Apologies for the sections in this video where nothing much seems to be happening. The truth is, my mouse has started to play up, so I was struggling to hit the on-screen buttons at times.
Bass
The first thing I should say is the bass player on this is primarily a guitarist, but she agreed to play bass on some of the numbers, so that they could go ahead with a full line-up. As a result, there are a few minor timing issues. That's hardly surprising, because the right hand has to keep the beat pumping, and it gets to be a stamina issue after a while.
I'm not going to rewrite history by correcting the timing, but I did put a compressor at the start of the signal chain, to keep the bass level in the mix. I started with the 'PA Default', which does a good job of general levelling duties, and I don't even think I tweaked it at all. The only downside to adding the compression was it caused a hum to the bass to get louder when the compressor kicked in. It's not soomething that's going to detract from the overall mix.
Although the bass had a nice tone, I EQ'd it go get more 'thump' and 'snap'.

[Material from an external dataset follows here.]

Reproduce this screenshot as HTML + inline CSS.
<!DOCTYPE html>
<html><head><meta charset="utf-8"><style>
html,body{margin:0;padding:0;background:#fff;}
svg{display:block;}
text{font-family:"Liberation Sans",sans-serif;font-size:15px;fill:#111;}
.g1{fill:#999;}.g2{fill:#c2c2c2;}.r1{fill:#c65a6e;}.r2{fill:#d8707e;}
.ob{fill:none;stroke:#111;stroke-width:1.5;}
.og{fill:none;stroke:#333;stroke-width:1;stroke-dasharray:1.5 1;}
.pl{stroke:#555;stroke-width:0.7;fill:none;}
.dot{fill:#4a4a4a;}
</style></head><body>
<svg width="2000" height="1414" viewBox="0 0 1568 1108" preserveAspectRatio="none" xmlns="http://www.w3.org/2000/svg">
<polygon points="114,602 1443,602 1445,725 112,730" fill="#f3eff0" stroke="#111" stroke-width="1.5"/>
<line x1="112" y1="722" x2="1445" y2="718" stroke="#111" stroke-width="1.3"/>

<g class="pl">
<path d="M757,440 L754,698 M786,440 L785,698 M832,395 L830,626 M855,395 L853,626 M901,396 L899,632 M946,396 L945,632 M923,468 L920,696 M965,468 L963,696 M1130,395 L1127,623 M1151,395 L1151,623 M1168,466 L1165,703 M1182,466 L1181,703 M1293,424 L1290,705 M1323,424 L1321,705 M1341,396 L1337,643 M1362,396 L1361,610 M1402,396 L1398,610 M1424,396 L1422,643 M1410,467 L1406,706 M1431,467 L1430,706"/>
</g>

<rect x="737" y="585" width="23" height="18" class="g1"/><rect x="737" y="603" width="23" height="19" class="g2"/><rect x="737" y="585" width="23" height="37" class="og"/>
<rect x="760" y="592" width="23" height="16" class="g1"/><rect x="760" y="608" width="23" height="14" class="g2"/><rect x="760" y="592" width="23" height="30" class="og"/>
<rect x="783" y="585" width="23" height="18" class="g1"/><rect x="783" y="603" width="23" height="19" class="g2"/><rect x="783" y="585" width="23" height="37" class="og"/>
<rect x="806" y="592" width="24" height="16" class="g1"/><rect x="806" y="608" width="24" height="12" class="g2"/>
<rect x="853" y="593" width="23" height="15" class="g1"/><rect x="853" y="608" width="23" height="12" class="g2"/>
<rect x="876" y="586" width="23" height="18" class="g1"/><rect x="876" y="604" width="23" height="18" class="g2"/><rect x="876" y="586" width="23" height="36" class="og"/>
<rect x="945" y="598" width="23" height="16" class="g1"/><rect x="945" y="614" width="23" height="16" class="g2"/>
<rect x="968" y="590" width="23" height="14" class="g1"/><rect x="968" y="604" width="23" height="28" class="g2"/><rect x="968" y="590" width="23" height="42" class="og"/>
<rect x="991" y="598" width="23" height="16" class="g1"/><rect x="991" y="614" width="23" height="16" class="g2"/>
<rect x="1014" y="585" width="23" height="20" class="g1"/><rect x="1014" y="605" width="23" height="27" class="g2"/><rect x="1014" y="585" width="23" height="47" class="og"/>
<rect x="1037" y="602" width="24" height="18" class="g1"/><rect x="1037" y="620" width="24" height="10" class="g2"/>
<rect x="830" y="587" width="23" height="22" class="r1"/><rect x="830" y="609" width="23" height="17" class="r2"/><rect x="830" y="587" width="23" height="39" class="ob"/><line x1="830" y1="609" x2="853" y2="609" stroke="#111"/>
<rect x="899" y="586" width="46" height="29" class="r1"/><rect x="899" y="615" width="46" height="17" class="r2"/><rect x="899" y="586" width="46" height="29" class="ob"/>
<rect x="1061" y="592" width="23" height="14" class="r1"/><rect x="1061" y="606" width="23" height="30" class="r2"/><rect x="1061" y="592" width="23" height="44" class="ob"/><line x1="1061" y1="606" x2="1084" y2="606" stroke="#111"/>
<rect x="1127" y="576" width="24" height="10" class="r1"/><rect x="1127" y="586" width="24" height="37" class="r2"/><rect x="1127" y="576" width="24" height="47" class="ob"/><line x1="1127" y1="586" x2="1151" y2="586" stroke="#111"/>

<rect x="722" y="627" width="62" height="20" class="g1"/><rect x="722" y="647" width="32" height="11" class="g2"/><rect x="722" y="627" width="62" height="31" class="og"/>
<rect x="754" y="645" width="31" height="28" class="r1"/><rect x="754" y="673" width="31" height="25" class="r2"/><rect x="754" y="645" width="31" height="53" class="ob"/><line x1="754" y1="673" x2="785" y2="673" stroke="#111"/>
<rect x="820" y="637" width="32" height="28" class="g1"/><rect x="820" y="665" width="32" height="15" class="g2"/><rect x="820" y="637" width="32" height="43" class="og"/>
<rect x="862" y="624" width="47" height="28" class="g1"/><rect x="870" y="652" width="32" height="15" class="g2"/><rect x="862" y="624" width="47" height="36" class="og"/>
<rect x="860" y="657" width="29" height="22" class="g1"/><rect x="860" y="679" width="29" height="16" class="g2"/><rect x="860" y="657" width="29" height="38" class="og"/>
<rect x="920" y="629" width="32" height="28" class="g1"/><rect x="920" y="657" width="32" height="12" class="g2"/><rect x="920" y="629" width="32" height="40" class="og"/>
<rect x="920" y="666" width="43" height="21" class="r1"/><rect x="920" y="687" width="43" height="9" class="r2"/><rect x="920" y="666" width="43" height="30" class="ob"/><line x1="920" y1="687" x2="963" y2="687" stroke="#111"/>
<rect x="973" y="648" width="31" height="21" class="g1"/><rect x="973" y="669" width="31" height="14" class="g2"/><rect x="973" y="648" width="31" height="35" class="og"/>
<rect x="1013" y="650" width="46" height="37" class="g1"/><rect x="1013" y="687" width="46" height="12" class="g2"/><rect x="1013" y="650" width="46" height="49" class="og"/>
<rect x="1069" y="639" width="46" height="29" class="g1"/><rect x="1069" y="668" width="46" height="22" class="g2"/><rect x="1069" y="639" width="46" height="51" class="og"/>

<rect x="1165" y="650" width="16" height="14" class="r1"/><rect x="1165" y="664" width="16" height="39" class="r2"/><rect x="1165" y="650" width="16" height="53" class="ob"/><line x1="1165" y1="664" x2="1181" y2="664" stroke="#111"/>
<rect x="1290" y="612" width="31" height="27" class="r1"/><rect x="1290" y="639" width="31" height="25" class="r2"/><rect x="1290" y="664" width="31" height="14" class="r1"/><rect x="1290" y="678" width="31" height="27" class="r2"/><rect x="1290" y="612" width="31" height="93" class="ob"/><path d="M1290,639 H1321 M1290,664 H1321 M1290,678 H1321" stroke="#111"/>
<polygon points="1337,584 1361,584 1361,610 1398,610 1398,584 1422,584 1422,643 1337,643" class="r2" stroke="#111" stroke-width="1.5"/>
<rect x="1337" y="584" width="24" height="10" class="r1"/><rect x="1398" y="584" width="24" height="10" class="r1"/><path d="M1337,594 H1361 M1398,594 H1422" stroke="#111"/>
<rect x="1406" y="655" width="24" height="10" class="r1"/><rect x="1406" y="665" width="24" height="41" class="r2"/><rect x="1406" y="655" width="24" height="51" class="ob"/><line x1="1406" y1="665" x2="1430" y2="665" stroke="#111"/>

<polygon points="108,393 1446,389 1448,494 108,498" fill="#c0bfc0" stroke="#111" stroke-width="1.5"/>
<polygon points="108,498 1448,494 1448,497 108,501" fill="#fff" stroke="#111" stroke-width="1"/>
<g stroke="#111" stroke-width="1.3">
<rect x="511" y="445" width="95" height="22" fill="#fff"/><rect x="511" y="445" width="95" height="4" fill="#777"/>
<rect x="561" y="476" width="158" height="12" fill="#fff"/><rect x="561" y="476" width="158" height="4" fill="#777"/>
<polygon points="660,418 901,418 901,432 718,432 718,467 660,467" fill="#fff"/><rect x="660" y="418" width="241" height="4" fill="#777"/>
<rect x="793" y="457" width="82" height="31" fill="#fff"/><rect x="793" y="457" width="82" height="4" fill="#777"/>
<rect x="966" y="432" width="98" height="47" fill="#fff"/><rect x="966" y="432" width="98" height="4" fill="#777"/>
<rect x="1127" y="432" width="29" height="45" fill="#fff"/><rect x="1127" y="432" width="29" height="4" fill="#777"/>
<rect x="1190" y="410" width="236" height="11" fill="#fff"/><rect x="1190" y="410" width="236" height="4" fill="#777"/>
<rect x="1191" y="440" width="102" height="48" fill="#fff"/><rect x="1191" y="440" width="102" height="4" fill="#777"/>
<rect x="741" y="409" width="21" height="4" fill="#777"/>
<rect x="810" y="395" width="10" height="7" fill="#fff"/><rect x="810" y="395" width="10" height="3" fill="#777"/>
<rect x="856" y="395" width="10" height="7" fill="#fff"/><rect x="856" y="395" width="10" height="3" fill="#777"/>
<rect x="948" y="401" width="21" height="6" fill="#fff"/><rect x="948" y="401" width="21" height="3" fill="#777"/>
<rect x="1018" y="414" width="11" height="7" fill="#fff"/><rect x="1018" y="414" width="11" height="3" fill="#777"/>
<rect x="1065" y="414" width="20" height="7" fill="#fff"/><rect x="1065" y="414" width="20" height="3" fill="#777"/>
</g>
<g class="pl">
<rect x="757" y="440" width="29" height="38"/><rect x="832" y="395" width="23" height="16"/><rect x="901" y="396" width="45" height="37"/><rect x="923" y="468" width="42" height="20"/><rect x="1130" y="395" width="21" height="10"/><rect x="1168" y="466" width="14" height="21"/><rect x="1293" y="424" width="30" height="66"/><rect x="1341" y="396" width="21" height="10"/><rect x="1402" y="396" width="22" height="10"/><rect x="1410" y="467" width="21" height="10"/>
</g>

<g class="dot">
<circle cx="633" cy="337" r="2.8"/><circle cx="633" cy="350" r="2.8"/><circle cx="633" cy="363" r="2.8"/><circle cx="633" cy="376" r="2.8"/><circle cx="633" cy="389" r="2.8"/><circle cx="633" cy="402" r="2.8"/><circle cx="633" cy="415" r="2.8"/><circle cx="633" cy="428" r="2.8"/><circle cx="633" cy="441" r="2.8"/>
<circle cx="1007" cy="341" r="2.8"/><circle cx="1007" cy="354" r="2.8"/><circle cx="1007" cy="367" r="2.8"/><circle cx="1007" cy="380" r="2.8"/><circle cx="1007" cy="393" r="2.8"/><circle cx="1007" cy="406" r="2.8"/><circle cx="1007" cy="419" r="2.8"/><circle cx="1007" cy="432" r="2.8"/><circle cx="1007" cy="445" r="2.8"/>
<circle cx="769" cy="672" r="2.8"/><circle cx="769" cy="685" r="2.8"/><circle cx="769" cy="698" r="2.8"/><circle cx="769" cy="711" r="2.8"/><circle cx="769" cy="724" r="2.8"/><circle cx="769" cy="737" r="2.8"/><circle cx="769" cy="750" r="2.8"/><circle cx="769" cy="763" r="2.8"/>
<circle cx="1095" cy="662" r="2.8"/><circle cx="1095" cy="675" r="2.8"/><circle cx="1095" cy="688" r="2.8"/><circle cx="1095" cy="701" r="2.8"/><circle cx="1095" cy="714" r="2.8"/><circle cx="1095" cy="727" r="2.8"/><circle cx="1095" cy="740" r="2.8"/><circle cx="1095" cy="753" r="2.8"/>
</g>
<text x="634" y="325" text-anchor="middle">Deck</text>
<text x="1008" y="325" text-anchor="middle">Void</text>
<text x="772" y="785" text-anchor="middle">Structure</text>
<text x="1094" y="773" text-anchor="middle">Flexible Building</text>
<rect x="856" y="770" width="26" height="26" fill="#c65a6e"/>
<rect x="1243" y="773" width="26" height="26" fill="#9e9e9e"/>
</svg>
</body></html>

Onto the guitars. Although it looks as though there are more than two parts, I soon discovered the rest were phantom tracks that had nothing but spill imto open mics that weren't actually used for this song. Auffice to say, I muted all of those!
Rhythm Guitar
As I've noted before, this session used small combo amps. Although this make it easier for the Front of House mixer to get a good sound balance (whereas a super-loud backline leaves you very little room for manouvre, unless you make the whole band painfully loud…), it gave me the task of making the amps sound much bigger in the mix. For the video, I kept it fairly subtle, so it was a fair documant of the original event. For this mix, I'm reamping the rhythm guitar through a Poulin LE456 plug-in, which you can get for free here:
PLUGINS4FREE
I mainly used the EQ to cut out areas of the frequency range that were not part of the guitar signal, just general bleed from other instruments on stage (yet another area where superloud backline makes the job FoH even harder), because you can expect the engineer to keep track pof every mic that needs to be muted when the line-up is changing with every number).
That tight notch at 1.380kHz is my attempt to reduce string noise. Adding all that drive made the scrapes and 'eek' sounds from the wound strings leap out.